* **What you will do**:
Starting at the first line of the data, please print exactly those lines through the one that holds "var y = d3.scaleLinear().domain([0, 80]).range([height", omitting every picture.

* **Given material**:
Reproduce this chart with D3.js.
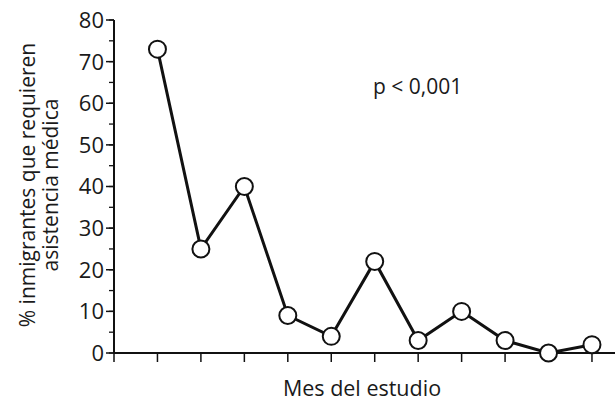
<!DOCTYPE html>
<html lang="es">
<head>
<meta charset="UTF-8">
<style>
  body { margin: 0; background: #fff; }
  text { font-family: "Open Sans", "Noto Sans", sans-serif; fill: #1a1a1a; }
</style>
</head>
<body>
<svg id="chart"></svg>
<script src="https://d3js.org/d3.v7.min.js"></script>
<script>
// Data
var months = [1, 2, 3, 4, 5, 6, 7, 8, 9, 10, 11];
var values = [73, 25, 40, 9, 4, 22, 3, 10, 3, 0, 2];
var yTicks = [0, 10, 20, 30, 40, 50, 60, 70, 80];

var width = 615, height = 407;
var margin = { left: 114, top: 20, right: 0, bottom: 54 };

var svg = d3.select("#chart").attr("width", width).attr("height", height);

var x = d3.scaleLinear().domain([0, 11.53]).range([margin.left, width]);
var y = d3.scaleLinear().domain([0, 80]).range([height - margin.bottom, margin.top]);

// y axis
var yAxis = svg.append("g").attr("transform", "translate(" + margin.left + ",0)");
yAxis.append("line").attr("y1", y(0)).attr("y2", y(80)).attr("stroke", "#111").attr("stroke-width", 2);
yAxis.selectAll(".minor").data(d3.range(0, 81, 5)).enter().append("line")
    .attr("x1", -5).attr("x2", 0).attr("y1", d => y(d)).attr("y2", d => y(d))
    .attr("stroke", "#111").attr("stroke-width", 1.3);
yAxis.selectAll(".major").data(yTicks).enter().append("line")
    .attr("x1", -8).attr("x2", 0).attr("y1", d => y(d)).attr("y2", d => y(d))
    .attr("stroke", "#111").attr("stroke-width", 1.5);
yAxis.selectAll(".lab").data(yTicks).enter().append("text")
    .attr("x", -10).attr("y", d => y(d)).attr("dy", "0.36em")
    .attr("text-anchor", "end").style("font-size", "22px").text(d => d);

// x axis
var xAxis = svg.append("g").attr("transform", "translate(0," + y(0) + ")");
xAxis.append("line").attr("x1", margin.left).attr("x2", width).attr("stroke", "#111").attr("stroke-width", 2);
xAxis.selectAll(".tick").data([0].concat(months)).enter().append("line")
    .attr("x1", d => x(d)).attr("x2", d => x(d)).attr("y1", 0).attr("y2", 9)
    .attr("stroke", "#111").attr("stroke-width", 1.5);

// line + markers
var line = d3.line().x((d, i) => x(months[i])).y(d => y(d));
svg.append("path").datum(values).attr("d", line)
    .attr("fill", "none").attr("stroke", "#111").attr("stroke-width", 3);
svg.selectAll(".pt").data(values).enter().append("circle")
    .attr("cx", (d, i) => x(months[i])).attr("cy", d => y(d)).attr("r", 8.5)
    .attr("fill", "#fff").attr("stroke", "#111").attr("stroke-width", 2);

// labels
svg.append("text").attr("x", 373).attr("y", 94).style("font-size", "21px").text("p < 0,001");
svg.append("text").attr("x", 362).attr("y", 396).attr("text-anchor", "middle")
    .style("font-size", "21.5px").text("Mes del estudio");
var yl = svg.append("text").attr("transform", "translate(35,185) rotate(-90)")
    .attr("text-anchor", "middle").style("font-size", "21px");
yl.append("tspan").attr("x", 0).attr("dy", 0).text("% inmigrantes que requieren");
yl.append("tspan").attr("x", 0).attr("dy", 23).text("asistencia médica");
</script>
</body>
</html>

* **Complete answer**:
Reproduce this chart with D3.js.
<!DOCTYPE html>
<html lang="es">
<head>
<meta charset="UTF-8">
<style>
  body { margin: 0; background: #fff; }
  text { font-family: "Open Sans", "Noto Sans", sans-serif; fill: #1a1a1a; }
</style>
</head>
<body>
<svg id="chart"></svg>
<script src="https://d3js.org/d3.v7.min.js"></script>
<script>
// Data
var months = [1, 2, 3, 4, 5, 6, 7, 8, 9, 10, 11];
var values = [73, 25, 40, 9, 4, 22, 3, 10, 3, 0, 2];
var yTicks = [0, 10, 20, 30, 40, 50, 60, 70, 80];

var width = 615, height = 407;
var margin = { left: 114, top: 20, right: 0, bottom: 54 };

var svg = d3.select("#chart").attr("width", width).attr("height", height);

var x = d3.scaleLinear().domain([0, 11.53]).range([margin.left, width]);
var y = d3.scaleLinear().domain([0, 80]).range([height - margin.bottom, margin.top]);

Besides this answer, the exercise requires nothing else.